For the third straight year, the U.S. music business is not only growing, it’s growing faster, as overall consumption hit 636.7 million equivalent album units in 2017, up 12.5 percent from 566.1 million in 2016, according to Nielsen Music. And once again, streaming is driving that growth: Overall on-demand streams reached 618 billion, up 43 percent, equating to 412 million streaming-equivalent album units, up from 432.2 billion streams, or 288.2 million SEA, the year prior.
Audio on-demand streams grew 58.7 percent to 400.4 billion, up from 252.3 billion in 2016, while video on demand grew to 217.7 billion streams, a 20.9 percent increase over the prior year total of 180 billion. With that, the U.S. industry produced its first 1 billion-stream song in a single year, as Luis Fonsi & Daddy Yankee’s “Despacito” (featuring Justin Bieber) hit 1.3 billion total on-demand streams in 2017.

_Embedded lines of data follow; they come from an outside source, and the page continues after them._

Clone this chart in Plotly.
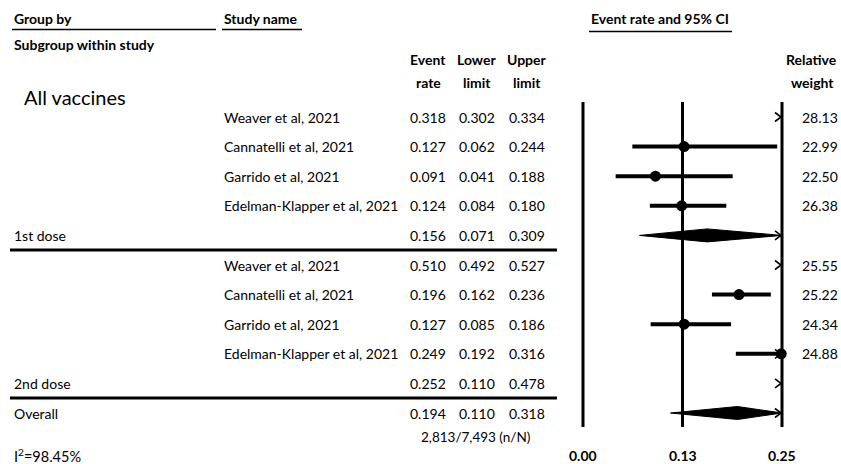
import plotly.graph_objects as go

# ---------------- data ----------------
studies = ["Weaver et al, 2021", "Cannatelli et al, 2021", "Garrido et al, 2021",
           "Edelman-Klapper et al, 2021"]
dose1_rate = [0.318, 0.127, 0.091, 0.124]
dose1_lower = [0.302, 0.062, 0.041, 0.084]
dose1_upper = [0.334, 0.244, 0.188, 0.180]
dose1_weight = [28.13, 22.99, 22.50, 26.38]

dose2_rate = [0.510, 0.196, 0.127, 0.249]
dose2_lower = [0.492, 0.162, 0.085, 0.192]
dose2_upper = [0.527, 0.236, 0.186, 0.316]
dose2_weight = [25.55, 25.22, 24.34, 24.88]

subgroups = ["1st dose", "2nd dose", "Overall"]
sub_rate = [0.156, 0.252, 0.194]
sub_lower = [0.071, 0.110, 0.110]
sub_upper = [0.309, 0.478, 0.318]

axis_ticks = [0.0, 0.125, 0.25]
axis_labels = ["0.00", "0.13", "0.25"]
group_title = "All vaccines"
total_events = "2,813/7,493 (n/N)"
i2_text = "I<sup>2</sup>=98.45%"

# ---------------- geometry / style ----------------
W, H = 841, 464
X0_PX, X1_PX = 583, 782
XMIN, XMAX = axis_ticks[0], axis_ticks[-1]
PPU = (X1_PX - X0_PX) / (XMAX - XMIN)
ROW0_PX, ROW_PX = 117, 29.6
FONT = "Lato"
BLACK = "#000000"

xrange = [XMIN - X0_PX / PPU, XMIN + (W - X0_PX) / PPU]
yrange = [(H - ROW0_PX) / ROW_PX, -ROW0_PX / ROW_PX]


def py(px):
    return 1 - px / H


def px_(x):
    return x / W


# Build row structure
rows = []  # (kind, label, study, rate, lo, hi, weight)
for i, s in enumerate(studies):
    rows.append(("study", "", s, dose1_rate[i], dose1_lower[i], dose1_upper[i], dose1_weight[i]))
rows.append(("summary", subgroups[0], "", sub_rate[0], sub_lower[0], sub_upper[0], None))
for i, s in enumerate(studies):
    rows.append(("study", "", s, dose2_rate[i], dose2_lower[i], dose2_upper[i], dose2_weight[i]))
rows.append(("summary", subgroups[1], "", sub_rate[1], sub_lower[1], sub_upper[1], None))
rows.append(("summary", subgroups[2], "", sub_rate[2], sub_lower[2], sub_upper[2], None))

fig = go.Figure()

# vertical reference lines
top_row = (102 - ROW0_PX) / ROW_PX
bot_row = (427 - ROW0_PX) / ROW_PX
for t in axis_ticks:
    fig.add_trace(go.Scatter(x=[t, t], y=[top_row, bot_row], mode="lines",
                             line=dict(color=BLACK, width=3), hoverinfo="skip"))


def chevron(r):
    dx = 7 / PPU
    dx0 = 1 / PPU
    dy = 4.5 / ROW_PX
    fig.add_trace(go.Scatter(x=[XMAX - dx, XMAX - dx0, XMAX - dx],
                             y=[r - dy, r, r + dy], mode="lines",
                             line=dict(color=BLACK, width=1.6), hoverinfo="skip"))


H_DIAM = 6.5 / ROW_PX
for r, (kind, label, study, rate, lo, hi, w) in enumerate(rows):
    if kind == "study":
        if lo < XMAX:
            fig.add_trace(go.Scatter(x=[max(lo, XMIN), min(hi, XMAX)], y=[r, r], mode="lines",
                                     line=dict(color=BLACK, width=4), hoverinfo="skip"))
        if hi > XMAX:
            chevron(r)
        if XMIN <= rate <= XMAX:
            fig.add_trace(go.Scatter(x=[rate], y=[r], mode="markers",
                                     marker=dict(color=BLACK, size=11, symbol="circle"),
                                     hoverinfo="skip", cliponaxis=False))
    else:
        if XMIN <= rate <= XMAX:
            right = min(hi, XMAX)
            fig.add_trace(go.Scatter(x=[lo, rate, right, rate, lo],
                                     y=[r, r - H_DIAM, r, r + H_DIAM, r],
                                     mode="lines", fill="toself", fillcolor=BLACK,
                                     line=dict(color=BLACK, width=1), hoverinfo="skip"))
        if hi > XMAX:
            chevron(r)

annotations = []


def ann(text, x, y, xanchor="left", size=14, bold=False, yref="y"):
    annotations.append(dict(text=("<b>%s</b>" % text) if bold else text,
                            x=x, y=y, xref="paper", yref=yref, xanchor=xanchor,
                            yanchor="middle", showarrow=False,
                            font=dict(family=FONT, size=size, color=BLACK)))


# headers
ann("Group by", px_(12), py(19), bold=True, yref="paper")
ann("Study name", px_(222), py(19), bold=True, yref="paper")
ann("Subgroup within study", px_(12), py(44), bold=True, yref="paper")
ann("Event rate and 95% CI", px_(660), py(19), xanchor="center", bold=True, yref="paper")
COLS = [428, 477, 527]
for cx, (l1, l2) in zip(COLS, [("Event", "rate"), ("Lower", "limit"), ("Upper", "limit")]):
    ann(l1, px_(cx), py(60), xanchor="center", bold=True, yref="paper")
    ann(l2, px_(cx), py(82), xanchor="center", bold=True, yref="paper")
ann("Relative", px_(839), py(60), xanchor="right", bold=True, yref="paper")
ann("weight", px_(836), py(82), xanchor="right", bold=True, yref="paper")
ann(group_title, px_(22), (97 - ROW0_PX) / ROW_PX, size=20)

for r, (kind, label, study, rate, lo, hi, w) in enumerate(rows):
    if label:
        ann(label, px_(12), r)
    if study:
        ann(study, px_(222), r)
    for cx, v in zip(COLS, [rate, lo, hi]):
        ann("%.3f" % v, px_(cx), r, xanchor="center")
    if w is not None:
        ann("%.2f" % w, px_(840), r, xanchor="right")

ann(total_events, px_(475), py(437), xanchor="center", size=13.5, yref="paper")
ann(i2_text, px_(12), py(455), size=14.5, yref="paper")
for t, lab in zip(axis_ticks, axis_labels):
    annotations.append(dict(text="<b>%s</b>" % lab, x=t, y=py(455), xref="x", yref="paper",
                            xanchor="center", yanchor="middle", showarrow=False,
                            font=dict(family=FONT, size=14, color=BLACK)))

shapes = []


def hline(x0, x1, ypx, width):
    shapes.append(dict(type="line", xref="paper", yref="paper", x0=px_(x0), x1=px_(x1),
                       y0=py(ypx), y1=py(ypx), line=dict(color=BLACK, width=width)))


hline(12, 216, 29.5, 1.5)
hline(222, 302, 29.5, 1.5)
hline(589, 732, 31.5, 1.5)
hline(10, 557, 250, 3)
hline(10, 557, 398, 3)

fig.update_layout(
    width=W, height=H,
    margin=dict(l=0, r=0, t=0, b=0),
    paper_bgcolor="white", plot_bgcolor="white",
    showlegend=False,
    xaxis=dict(range=xrange, visible=False, domain=[0, 1], fixedrange=True),
    yaxis=dict(range=yrange, visible=False, domain=[0, 1], fixedrange=True),
    annotations=annotations,
    shapes=shapes,
)

fig.write_html("out.html", config={"displayModeBar": False},
               post_script="document.body.style.margin='0px';"
                           "document.body.style.overflow='hidden';")
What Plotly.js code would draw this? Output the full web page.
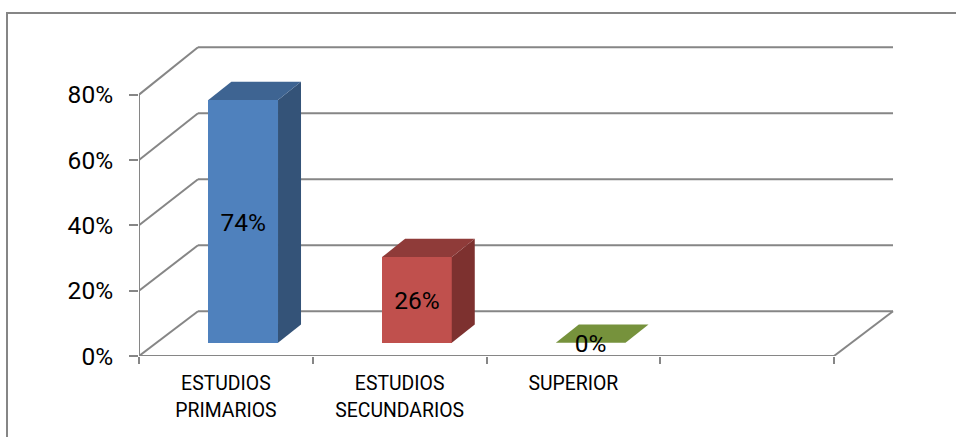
<!DOCTYPE html>
<html>
<head>
<meta charset="utf-8">
<script src="https://cdn.plot.ly/plotly-3.0.1.min.js"></script>
<style>html,body{margin:0;padding:0;background:#fff}</style>
</head>
<body>
<div id="chart" style="width:956px;height:437px"></div>
<script>
// Data
var categories = [["ESTUDIOS","PRIMARIOS"],["ESTUDIOS","SECUNDARIOS"],["SUPERIOR"]];
var values = [74.3, 26.2, 0];
var valueLabels = ["74%","26%","0%"];
var yTicks = [0,20,40,60,80];
var yTickLabels = ["0%","20%","40%","60%","80%"];
var frontColors = ["#4F81BD","#C0504D","#9BBB59"];
var sideColors = ["#345378","#7D312F","#65792F"];
var topColors = ["#3E6492","#8F3B39","#76923C"];

// Oblique depth in axis units (x: category slots, y: percent)
var wallDX = 0.3396, wallDY = 13.7, wallScale = 1.01;
var barShiftX = 0.0996, barLiftY = 4.07;
var barWidth = 0.401, barDX = 0.1324, barDY = 5.6;
var labelNudgeY = -1.0;
var grey = "#868686";
var xLeft = -0.5, xRight = 3.5;
var fontFamily = "Roboto, Liberation Sans, Arial, sans-serif";

var shapes = [];
function seg(x0,y0,x1,y1){
  shapes.push({type:"line",layer:"below",xref:"x",yref:"y",x0:x0,y0:y0,x1:x1,y1:y1,
    line:{color:grey,width:2}});
}
yTicks.forEach(function(t){
  var back = t*wallScale+wallDY;
  seg(xLeft,t,xLeft+wallDX,back);
  seg(xLeft+wallDX,back,xRight+wallDX,back);
});
seg(xLeft,0,xLeft,80);
seg(xLeft,0,xRight,0);
seg(xRight,0,xRight+wallDX,wallDY);

// Chart frame, outer edge (paper fractions of plot area)
var L=139,W=757,T=46,H=310.3;
shapes.push({type:"path",xref:"paper",yref:"paper",layer:"below",
  path:"M "+((7-L)/W)+" "+(1-(445-T)/H)+" L "+((7-L)/W)+" "+(1-(13-T)/H)+" L "+((960-L)/W)+" "+(1-(13-T)/H),
  line:{color:grey,width:2}});

var xs = values.map(function(v,i){return i+barShiftX;});
var traces = [{
  type:"bar", x:xs, y:values, base:values.map(function(){return barLiftY;}),
  width:values.map(function(){return barWidth;}),
  marker:{color:frontColors,line:{width:0}}, hoverinfo:"skip", showlegend:false
}];
values.forEach(function(v,i){
  var xl=xs[i]-barWidth/2, xr=xs[i]+barWidth/2, b=barLiftY, t=barLiftY+v;
  traces.push({type:"scatter",mode:"lines",fill:"toself",fillcolor:sideColors[i],line:{width:0},
    x:[xr,xr+barDX,xr+barDX,xr,xr],y:[b,b+barDY,t+barDY,t,b],hoverinfo:"skip",showlegend:false});
  traces.push({type:"scatter",mode:"lines",fill:"toself",fillcolor:topColors[i],line:{width:0},
    x:[xl,xr,xr+barDX,xl+barDX,xl],y:[t,t,t+barDY,t+barDY,t],hoverinfo:"skip",showlegend:false});
});
traces.push({type:"scatter",mode:"text",x:xs,
  y:values.map(function(v){return barLiftY+v/2+labelNudgeY;}),
  text:valueLabels,textposition:"middle center",
  textfont:{family:fontFamily,size:24.5,color:"#000"},
  hoverinfo:"skip",showlegend:false,cliponaxis:false});

var small = function(s){return "<span style='font-size:19.4px'>"+s+"</span>";};
var layout = {
  width:956,height:437,
  margin:{l:L,r:956-L-W,t:T,b:437-T-H,pad:0},
  paper_bgcolor:"#fff",plot_bgcolor:"rgba(0,0,0,0)",
  showlegend:false,bargap:0,barmode:"overlay",
  font:{family:fontFamily,color:"#000"},
  shapes:shapes,
  xaxis:{type:"linear",range:[xLeft,xLeft+W/173.75],
    tickmode:"array",tickvals:[0,1,2],
    ticktext:categories.map(function(c){return c.map(small).join("<br>");}),
    tickfont:{family:fontFamily,size:20.8,color:"#000"},ticks:"",ticklabelstandoff:12,
    minor:{tickmode:"array",tickvals:[-0.5,0.5,1.5,2.5,3.5],ticks:"outside",ticklen:7,tickwidth:2,tickcolor:grey,showgrid:false},
    showgrid:false,zeroline:false,showline:false},
  yaxis:{range:[0,H/3.27],tickmode:"array",tickvals:yTicks,ticktext:yTickLabels,
    tickfont:{family:fontFamily,size:24.5,color:"#000"},ticks:"outside",ticklen:9,tickwidth:2,tickcolor:grey,
    ticklabelstandoff:11,showgrid:false,zeroline:false,showline:false}
};
Plotly.newPlot("chart",traces,layout,{displayModeBar:false,staticPlot:true});
</script>
</body>
</html>
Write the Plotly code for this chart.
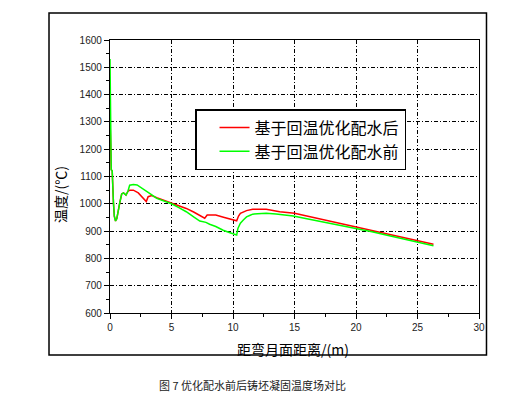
import plotly.graph_objects as go

# ---- data ----
after_x = [0, 0.04, 0.1, 0.18, 0.22, 0.28, 0.35, 0.45, 0.55, 0.65, 0.8, 0.95, 1.1, 1.3,
           1.45, 1.6, 1.9, 2.3, 2.7, 2.95, 3.1, 3.4, 3.8, 4.4, 5.0, 5.6, 6.2, 6.8, 7.3,
           7.55, 7.7, 7.9, 8.6, 9.3, 10.0, 10.3, 10.45, 10.6, 11.1, 11.6, 12.7, 13.8,
           15.0, 16.0, 17.3, 18.6, 20.0, 21.4, 22.8, 24.0, 25.0, 26.3]
after_y = [1320, 1230, 1125, 1120, 1015, 1005, 955, 937, 945, 975, 1005, 1036, 1040, 1032,
           1045, 1050, 1050, 1040, 1020, 1008, 1026, 1030, 1022, 1012, 1002, 993, 983, 970, 958,
           953, 947, 959, 959, 950, 941, 938, 955, 965, 975, 980, 980, 971,
           965, 955, 941, 928, 914, 900, 886, 874, 864, 852]

before_x = [0, 0.04, 0.1, 0.18, 0.22, 0.28, 0.35, 0.45, 0.55, 0.65, 0.8, 0.95, 1.1, 1.3,
            1.45, 1.6, 1.9, 2.2, 2.6, 3.0, 3.4, 3.8, 4.4, 5.0, 5.6, 6.2, 6.8, 7.3, 7.8,
            8.1, 8.6, 9.2, 9.7, 10.1, 10.3, 10.4, 10.6, 10.84, 11.1, 11.4, 11.6, 12.0,
            12.7, 13.5, 14.2, 14.9, 16.0, 17.3, 18.6, 20.0, 21.3, 22.8, 24.0, 25.0, 26.3]
before_y = [1530, 1320, 1125, 1120, 1015, 1005, 955, 937, 945, 975, 1005, 1036, 1040, 1032,
            1045, 1068, 1071, 1069, 1058, 1044, 1033, 1020, 1010, 1000, 986, 971, 952, 937, 932,
            925, 917, 903, 895, 888, 886, 910, 929, 941, 952, 958, 962, 964,
            965, 963, 960, 955, 945, 934, 922, 910, 898, 882, 869, 858, 846]

series_names = ["基于回温优化配水后", "基于回温优化配水前"]
x_title = "距弯月面距离/(m)"
y_title = "温度/(℃)"
caption = "图 7 优化配水前后铸坯凝固温度场对比"

CJK = "Noto Sans CJK SC"
TICKF = "Liberation Sans, Arial"

fig = go.Figure()
fig.add_trace(go.Scatter(x=after_x, y=after_y, mode="lines", name=series_names[0],
                         line=dict(color="#ff0000", width=1.5)))
fig.add_trace(go.Scatter(x=before_x, y=before_y, mode="lines", name=series_names[1],
                         line=dict(color="#00ff00", width=1.5)))

grid = "4px,2px,1px,2px"
fig.update_xaxes(range=[0, 30], dtick=5, tick0=0, showline=True, linecolor="black",
                 linewidth=1.3, mirror=True, ticks="outside", ticklen=5, tickwidth=1,
                 tickcolor="black", showgrid=True, gridcolor="black", gridwidth=1,
                 griddash=grid, zeroline=False,
                 minor=dict(dtick=2.5, ticks="outside", ticklen=3, tickcolor="black",
                            showgrid=False),
                 tickfont=dict(family=TICKF, size=10, color="#222"))
fig.update_yaxes(range=[600, 1600], dtick=100, tick0=600, showline=True, linecolor="black",
                 linewidth=1.3, mirror=True, ticks="outside", ticklen=5, tickwidth=1,
                 tickcolor="black", showgrid=True, gridcolor="black", gridwidth=1,
                 griddash=grid, zeroline=False,
                 minor=dict(dtick=50, ticks="outside", ticklen=3, tickcolor="black",
                            showgrid=False),
                 tickfont=dict(family=TICKF, size=10, color="#222"))

fig.update_layout(
    width=507, height=389,
    margin=dict(l=102, r=36, t=32, b=84),
    paper_bgcolor="white", plot_bgcolor="white",
    showlegend=True,
    legend=dict(x=0.2304, y=0.747, xanchor="left", yanchor="top",
                bgcolor="white", bordercolor="black", borderwidth=1.5,
                font=dict(family=CJK, size=16, color="black"),
                indentation=18, tracegroupgap=0),
    shapes=[dict(type="rect", xref="paper", yref="paper", x0=-0.1653, x1=1.0203,
                 y0=-0.1538, y1=1.0989, line=dict(color="black", width=1.5), layer="below")],
    annotations=[
        dict(text=x_title, xref="paper", yref="paper", x=0.496, y=-0.132,
             xanchor="center", yanchor="middle", showarrow=False,
             font=dict(family=CJK, size=14, color="black")),
        dict(text=y_title, xref="paper", yref="paper", x=-0.1355, y=0.432,
             xanchor="center", yanchor="middle", showarrow=False, textangle=-90,
             font=dict(family=CJK, size=14, color="black")),
        dict(text=caption, xref="paper", yref="paper", x=0.385, y=-0.2637,
             xanchor="center", yanchor="middle", showarrow=False,
             font=dict(family=CJK, size=11, color="#222")),
    ],
)

fig.write_html("out.html")
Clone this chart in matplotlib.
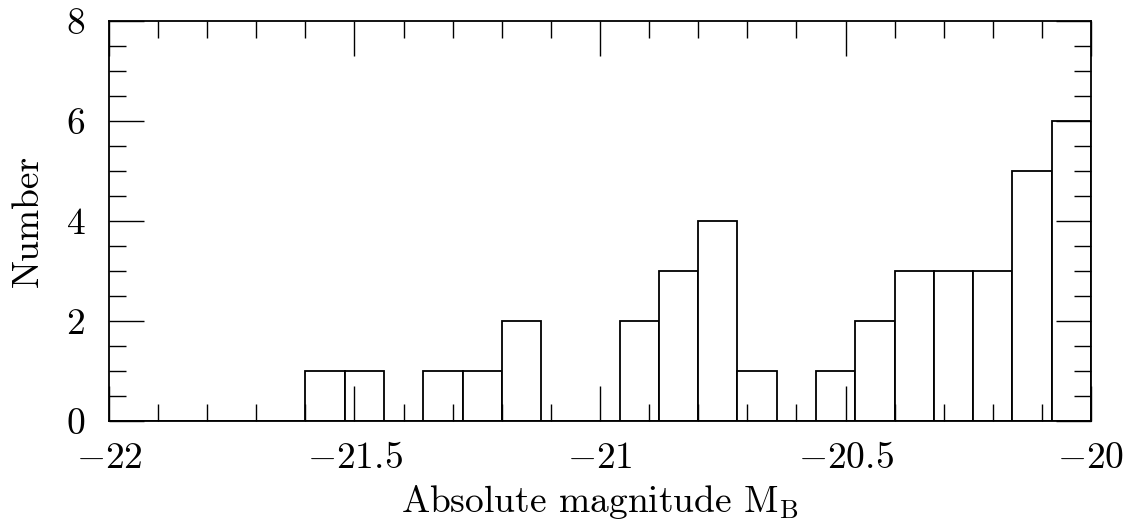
import numpy as np
import matplotlib
matplotlib.use('Agg')
import matplotlib.pyplot as plt
from matplotlib.ticker import MultipleLocator, FuncFormatter

# histogram of absolute magnitudes, bins of 0.08 mag from -22 to -20
bin_width = 0.08
bin_left = -22.0 + bin_width * np.arange(25)
counts = [0, 0, 0, 0, 0, 1, 1, 0, 1, 1, 2, 0, 0, 2, 3, 4, 1, 0, 1, 2, 3, 3, 3, 5, 6]

plt.rcParams['font.family'] = 'cmr10'
plt.rcParams['mathtext.fontset'] = 'cm'
plt.rcParams['axes.formatter.use_mathtext'] = True

fig = plt.figure(figsize=(11.34, 5.25), dpi=100)
ax = fig.add_axes([0.0961, 0.198, 0.866, 0.762])

ax.bar(bin_left, counts, width=bin_width, align='edge',
       facecolor='white', edgecolor='black', linewidth=1.3)

def fmt(v, pos):
    s = '%g' % v
    return s.replace('-', '$-$')

ax.set_xlim(-22, -20)
ax.set_ylim(0, 8)
ax.xaxis.set_major_locator(MultipleLocator(0.5))
ax.xaxis.set_minor_locator(MultipleLocator(0.1))
ax.yaxis.set_major_locator(MultipleLocator(2))
ax.yaxis.set_minor_locator(MultipleLocator(0.5))
ax.xaxis.set_major_formatter(FuncFormatter(fmt))
ax.yaxis.set_major_formatter(FuncFormatter(fmt))
ax.tick_params(which='both', direction='in', top=True, right=True, width=1.0)
ax.tick_params(which='major', length=25, labelsize=27)
ax.tick_params(axis='x', which='major', pad=15)
ax.tick_params(axis='y', which='major', pad=17)
ax.tick_params(which='minor', length=12)
for s in ax.spines.values():
    s.set_linewidth(1.3)

ax.set_xlabel(r'Absolute magnitude M$_{\rm B}$', fontsize=27, labelpad=6)
ax.set_ylabel('Number', fontsize=27, labelpad=16)

fig.savefig('out.png', dpi=100)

Digital-album and CD sales both dropped 19.6 percent, to 66.2 million and 88.2 million copies, respectively, and track sales (554.8 million, down 23.4 percent) also continued to fall, though vinyl once again ticked up, growing 9 percent in 2017 to 14.3 million. But growth in the consumption business model is outpacing the 19.2 percent decline in album sales plus track-equivalent albums (down to 224.6 million units in 2017), a welcome change from the last format shift when downloads didn’t grow as fast as the decline in CDs. That means digital’s share of album consumption grew to 83.8 percent in 2017, up from 78.2 percent the year prior, with physical falling to 16.2 percent from 21.8 percent in 2016.